Barry showed up in Tampa late last week with Joe Biden in tow to announce that they wanted to spend $2 billion on… a new train! Anytime Barack hauls Joe along it’s a sign that he’s truly desperate (see: the offensive Beer Summit on Race Relations). The reason Biden came was because he’s an authority on rail transit, the Prez said. Joe takes the Amtrak from Delaware to the District so he must know how to make a buck in railroading.

'Joe's ridden Amtrak several times and not only had fun, the government reinbursed him for his ticket!'

Anyway, the $2 billion would be “seed money” for an 80-mile high-speed rail system connecting Tampa with Orlando. The entire project will cost tens of billions to build, and billions more each year in taxpayer subsidies for the simple reason that nobody will ride it.

No matter, Obama said, it’s actually about all the jobs — union jobs — that this will create.

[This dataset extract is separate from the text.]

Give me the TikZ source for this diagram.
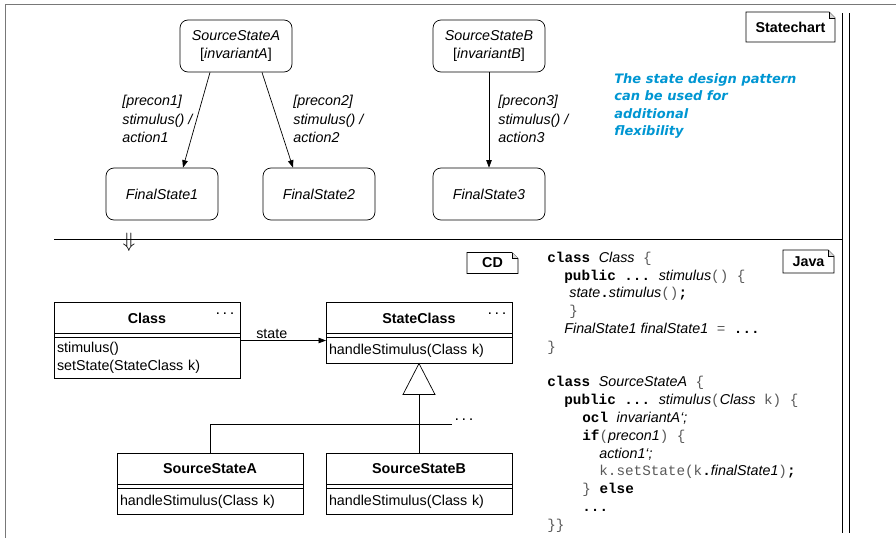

To our President, the U.S. private sector, which is shrinking like a $3 suit left too long in the dryer, is a big nuisance. The only way to create jobs is to fund massive public works programs and add more government workers. Therefore, using our money to build something that nobody wants and that will suck up money in perpetuity is a splendid “jobs” program.

The idea is so ridiculous that even Governor Charlie Crist, who RINO-smooched the Prez a year ago, treated him like a leper during the Tampa press conference.

The irresponsibility of Obama and his lefty buds in Congress is breathtaking. While the Keyster is always appreciative of the great material, it’s not funny when you realize that our children and grandchildren will get stuck paying the bill for this mess.